Today’s transportation industry looks very different from just 5 years ago. According to many in the industry, the plentiful driver applicants seem to have dwindled and many new hires are new to the driving profession altogether.
Most carriers openly lament to their shipping customers that there is a “driver shortage” or “it is difficult to keep drivers on right now”. Is this true across the board? Are there just too few drivers? Is it, in fact, too hard to keep good drivers? Many companies are encountering this problem. What about the companies that do not have this problem. What are those companies doing that is working? What’s the solution?
The solution becomes more apparent by looking back at the most recent driver “golden age” about 5 years ago. What was happening in 2011 & 2012…bingo! There were two major trends—e-commerce was making its largest year over year growth leaps and there was still recession. Both trends were good for the transportation industry. The increase in demand for delivery services and the supply of eager applicants looking for a career in the industry.

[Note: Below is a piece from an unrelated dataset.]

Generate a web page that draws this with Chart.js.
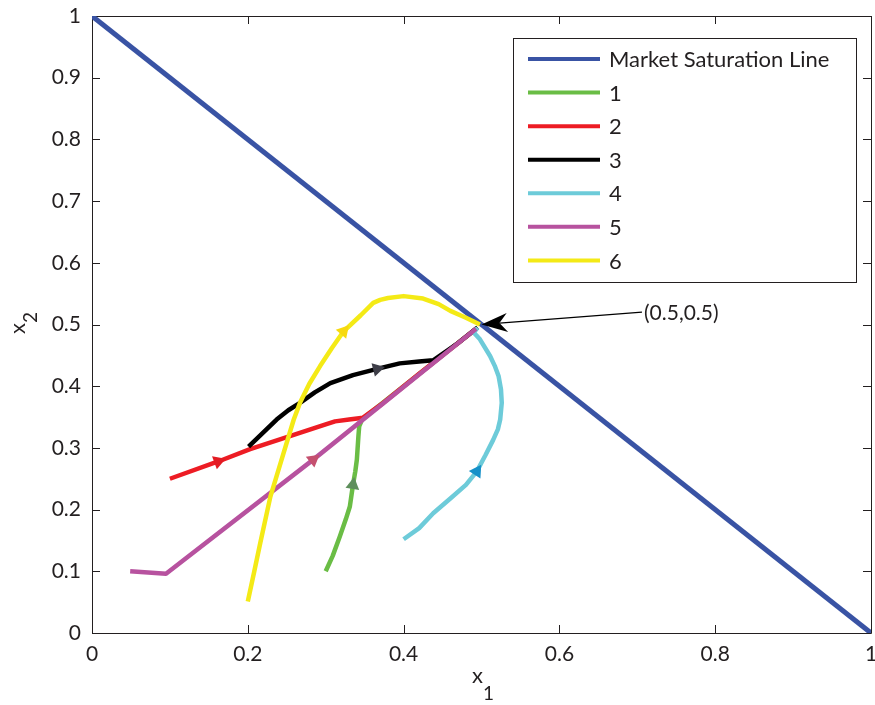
<!DOCTYPE html>
<html>
<head>
<meta charset="utf-8">
<script src="https://cdn.jsdelivr.net/npm/chart.js@4.4.1/dist/chart.umd.min.js"></script>
<style>
  html, body { margin: 0; padding: 0; background: #ffffff; }
  #c { display: block; }
</style>
</head>
<body>
<canvas id="c" width="875" height="705"></canvas>
<script>
// ---- data -------------------------------------------------------------
const seriesNames = ['Market Saturation Line', '1', '2', '3', '4', '5', '6'];

const xTicks = [0, 0.2, 0.4, 0.6, 0.8, 1];
const yTicks = [0, 0.1, 0.2, 0.3, 0.4, 0.5, 0.6, 0.7, 0.8, 0.9, 1];

const saturationX = [0, 1];
const saturationY = [1, 0];

const path1X = [0.300, 0.309, 0.318, 0.326, 0.331, 0.335, 0.338, 0.340, 0.342, 0.343, 0.347, 0.400, 0.450, 0.495];
const path1Y = [0.100, 0.125, 0.156, 0.185, 0.205, 0.240, 0.262, 0.281, 0.319, 0.335, 0.347, 0.400, 0.450, 0.495];

const path2X = [0.100, 0.162, 0.203, 0.254, 0.300, 0.312, 0.330, 0.348, 0.374, 0.420, 0.470, 0.495];
const path2Y = [0.250, 0.278, 0.298, 0.319, 0.338, 0.343, 0.346, 0.349, 0.373, 0.420, 0.470, 0.495];

const path3X = [0.201, 0.220, 0.237, 0.252, 0.267, 0.286, 0.306, 0.335, 0.366, 0.395, 0.420, 0.438, 0.470, 0.495];
const path3Y = [0.302, 0.325, 0.346, 0.361, 0.373, 0.390, 0.405, 0.418, 0.428, 0.437, 0.440, 0.442, 0.470, 0.495];

const path4X = [0.400, 0.420, 0.438, 0.460, 0.480, 0.494, 0.505, 0.515, 0.521, 0.524, 0.526, 0.525, 0.522, 0.517, 0.511, 0.498, 0.490, 0.495];
const path4Y = [0.152, 0.170, 0.194, 0.218, 0.240, 0.262, 0.288, 0.313, 0.330, 0.346, 0.373, 0.395, 0.416, 0.433, 0.449, 0.476, 0.487, 0.495];

const path5X = [0.049, 0.095, 0.284, 0.493];
const path5Y = [0.100, 0.096, 0.281, 0.493];

const path6X = [0.200, 0.208, 0.216, 0.229, 0.246, 0.259, 0.267, 0.279, 0.293, 0.308, 0.323, 0.345, 0.361, 0.370, 0.380, 0.400, 0.425, 0.445, 0.460, 0.480, 0.498];
const path6Y = [0.051, 0.098, 0.146, 0.221, 0.292, 0.346, 0.373, 0.404, 0.433, 0.462, 0.489, 0.515, 0.535, 0.540, 0.543, 0.546, 0.542, 0.533, 0.522, 0.511, 0.500];

// index of the point carrying the direction arrow (-1 = none)
const arrowAt = [-1, 5, 1, 8, 5, 2, 10];

// equilibrium callout
const calloutPoint = [0.5, 0.5];
const calloutAnchor = [0.706, 0.520];
const calloutText = '(0.5,0.5)';

// ---- styling ----------------------------------------------------------
const FONT = 'Lato, "Open Sans", sans-serif';
const INK = '#231f20';
const lineColors  = ['#3953a4', '#6abd45', '#ed1c24', '#000000', '#6dcbd9', '#b7529f', '#f4ea16'];
const arrowColors = ['#3953a4', '#5e8f5c', '#e31b23', '#3d3d47', '#1591c9', '#c5506f', '#f7d90e'];
const lineWidths  = [5, 4.5, 4.5, 4.5, 4.5, 4.5, 4.5];

const xs = [saturationX, path1X, path2X, path3X, path4X, path5X, path6X];
const ys = [saturationY, path1Y, path2Y, path3Y, path4Y, path5Y, path6Y];

const datasets = seriesNames.map((name, k) => ({
  label: name,
  data: xs[k].map((x, i) => ({ x: x, y: ys[k][i] })),
  borderColor: lineColors[k],
  backgroundColor: lineColors[k],
  borderWidth: lineWidths[k],
  borderCapStyle: 'butt',
  borderJoinStyle: 'round',
  tension: 0,
  showLine: true,
  fill: false,
  // later series sit on top of earlier ones
  order: seriesNames.length - 1 - k,
  pointStyle: 'triangle',
  pointBorderWidth: 0,
  pointBackgroundColor: arrowColors[k],
  pointBorderColor: arrowColors[k],
  pointRadius: ctx => (ctx.dataIndex === arrowAt[ctx.datasetIndex] ? 8 : 0),
  pointHoverRadius: ctx => (ctx.dataIndex === arrowAt[ctx.datasetIndex] ? 8 : 0),
  pointRotation: ctx => {
    const d = ctx.dataset.data, i = ctx.dataIndex, ch = ctx.chart;
    const a = d[Math.max(0, i - 1)], b = d[Math.min(d.length - 1, i + 1)];
    const sx = ch.scales.x, sy = ch.scales.y;
    const dx = sx.getPixelForValue(b.x) - sx.getPixelForValue(a.x);
    const dy = sy.getPixelForValue(b.y) - sy.getPixelForValue(a.y);
    return Math.atan2(dx, -dy) * 180 / Math.PI;
  }
}));

// ---- plugins ----------------------------------------------------------
// plot frame with inward ticks on all four sides
const framePlugin = {
  id: 'frame',
  beforeDatasetsDraw(chart) {
    const { ctx, chartArea: a, scales } = chart;
    const L = 8;
    ctx.save();
    ctx.strokeStyle = INK;
    ctx.lineWidth = 1;
    ctx.beginPath();
    ctx.rect(Math.round(a.left) + 0.5, Math.round(a.top) + 0.5,
             Math.round(a.right - a.left), Math.round(a.bottom - a.top));
    xTicks.forEach(v => {
      const p = Math.round(scales.x.getPixelForValue(v)) + 0.5;
      ctx.moveTo(p, a.bottom); ctx.lineTo(p, a.bottom - L);
      ctx.moveTo(p, a.top); ctx.lineTo(p, a.top + L);
    });
    yTicks.forEach(v => {
      const p = Math.round(scales.y.getPixelForValue(v)) + 0.5;
      ctx.moveTo(a.left, p); ctx.lineTo(a.left + L, p);
      ctx.moveTo(a.right, p); ctx.lineTo(a.right - L, p);
    });
    ctx.stroke();
    ctx.restore();
  }
};

// axis titles with subscripts
const axisTitlePlugin = {
  id: 'axisTitles',
  afterDraw(chart) {
    const { ctx, chartArea: a } = chart;
    ctx.save();
    ctx.fillStyle = INK;
    ctx.textBaseline = 'alphabetic';
    ctx.textAlign = 'left';
    // x1 below the x axis
    const cx = (a.left + a.right) / 2;
    ctx.font = '22px ' + FONT;
    const wx = ctx.measureText('x').width;
    ctx.fillText('x', cx - wx / 2 - 4, 683);
    ctx.font = '19px ' + FONT;
    ctx.fillText('1', cx - 4 + wx / 2, 700);
    // x2 beside the y axis, rotated
    const cy = (a.top + a.bottom) / 2;
    ctx.translate(25, cy);
    ctx.rotate(-Math.PI / 2);
    ctx.font = '22px ' + FONT;
    ctx.fillText('x', -wx / 2 - 4, 0);
    ctx.font = '19px ' + FONT;
    ctx.fillText('2', -4 + wx / 2, 12);
    ctx.restore();
  }
};

// legend box inside the plot, upper right
const legendPlugin = {
  id: 'boxLegend',
  afterDraw(chart) {
    const { ctx, chartArea: a } = chart;
    const boxR = a.right - 15, boxT = a.top + 22;
    const boxW = 343, boxH = 244;
    const boxL = boxR - boxW;
    const rowH = 33.57, firstRow = boxT + 21;
    ctx.save();
    ctx.fillStyle = '#ffffff';
    ctx.fillRect(boxL, boxT, boxW, boxH);
    ctx.strokeStyle = INK;
    ctx.lineWidth = 1;
    ctx.strokeRect(Math.round(boxL) + 0.5, Math.round(boxT) + 0.5, boxW, boxH);
    ctx.font = '22px ' + FONT;
    ctx.textBaseline = 'middle';
    ctx.textAlign = 'left';
    chart.data.datasets.forEach((ds, i) => {
      const y = firstRow + i * rowH;
      ctx.strokeStyle = ds.borderColor;
      ctx.lineWidth = 4;
      ctx.beginPath();
      ctx.moveTo(boxL + 15, y);
      ctx.lineTo(boxL + 87, y);
      ctx.stroke();
      ctx.fillStyle = INK;
      ctx.fillText(ds.label, boxL + 96, y + 1);
    });
    ctx.restore();
  }
};

// arrow pointing at the equilibrium with its label
const calloutPlugin = {
  id: 'callout',
  afterDatasetsDraw(chart) {
    const { ctx, scales } = chart;
    const tx = scales.x.getPixelForValue(calloutPoint[0]);
    const ty = scales.y.getPixelForValue(calloutPoint[1]);
    const sx = scales.x.getPixelForValue(calloutAnchor[0]);
    const sy = scales.y.getPixelForValue(calloutAnchor[1]);
    const len = Math.hypot(tx - sx, ty - sy);
    const ux = (tx - sx) / len, uy = (ty - sy) / len;
    const nx = -uy, ny = ux;
    ctx.save();
    ctx.strokeStyle = '#000';
    ctx.lineWidth = 1.1;
    ctx.beginPath();
    ctx.moveTo(sx, sy);
    ctx.lineTo(tx - 18 * ux, ty - 18 * uy);
    ctx.stroke();
    ctx.fillStyle = '#000';
    ctx.beginPath();
    ctx.moveTo(tx, ty);
    ctx.lineTo(tx - 26 * ux + 9.5 * nx, ty - 26 * uy + 9.5 * ny);
    ctx.lineTo(tx - 18 * ux, ty - 18 * uy);
    ctx.lineTo(tx - 26 * ux - 9.5 * nx, ty - 26 * uy - 9.5 * ny);
    ctx.closePath();
    ctx.fill();
    ctx.fillStyle = INK;
    ctx.font = '21px ' + FONT;
    ctx.textAlign = 'left';
    ctx.textBaseline = 'middle';
    ctx.fillText(calloutText, sx + 2, sy + 1);
    ctx.restore();
  }
};

// ---- chart ------------------------------------------------------------
const tickFont = { family: FONT, size: 21 };

new Chart(document.getElementById('c'), {
  type: 'scatter',
  data: { datasets: datasets },
  options: {
    responsive: false,
    animation: false,
    events: [],
    devicePixelRatio: 1,
    layout: { padding: { top: 16, right: 4, left: 0, bottom: 0 } },
    plugins: { legend: { display: false }, tooltip: { enabled: false } },
    scales: {
      x: {
        type: 'linear', min: 0, max: 1,
        afterBuildTicks: s => { s.ticks = xTicks.map(v => ({ value: v })); },
        afterFit: s => { s.height = 72; s.paddingLeft = 0; s.paddingRight = 0; },
        grid: { display: false, drawTicks: false },
        border: { display: false },
        ticks: { color: INK, font: tickFont, padding: 9, maxRotation: 0,
                 callback: v => String(v) }
      },
      y: {
        type: 'linear', min: 0, max: 1,
        afterBuildTicks: s => { s.ticks = yTicks.map(v => ({ value: v })); },
        afterFit: s => { s.width = 92; s.paddingTop = 0; s.paddingBottom = 0; },
        grid: { display: false, drawTicks: false },
        border: { display: false },
        ticks: { color: INK, font: tickFont, padding: 11,
                 callback: v => String(v) }
      }
    }
  },
  plugins: [framePlugin, calloutPlugin, legendPlugin, axisTitlePlugin]
});
</script>
</body>
</html>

The e-commerce trend continues, demand is high. However, unemployment is down and so too are available drivers at yesterday’s prices. What can transportation companies do to keep drivers in this market? Is the solution as easy as simply paying drivers more $$$…YES. That might be a tough pill to swallow for some companies, but it is basic economics.
Those companies that are not having trouble finding and keeping good drivers already know this. The starting point is with the driver. Step 1 is to find out how much a driver needs to make to be happy, then adding in the other costs, including profit, then presenting a final price to the marketplace for finished services. Trying to fit yesterday’s market prices into today’s marketplace is a case of the square peg and round hole.
There is one other solution…And that is to hire drivers with less experience. This can be a scary proposition though. It is no secret that less experience or entry level, demands lower pay. Usually less experience results in lower productivity and quality though.
Enter technology, training, and support. If the proper technology is provided to a newer driver it can help quite a bit to make the driver competent in a short amount of time. With electronic route optimization and integrated navigation, more focus can be spent on safety, details, and serving the customer upon delivery. Customer focused training also speeds the learning curve and helps with driver morale. People are happy when they know they can do a good job to help customers. Lastly, new drivers need support. They need backup and to be part of the team.
If you deploy these strategies of higher pay, driver focused technology, training, and support—or you partner with a delivery company that does—than you will benefit from a good workforce, and will not have trouble finding good delivery drivers.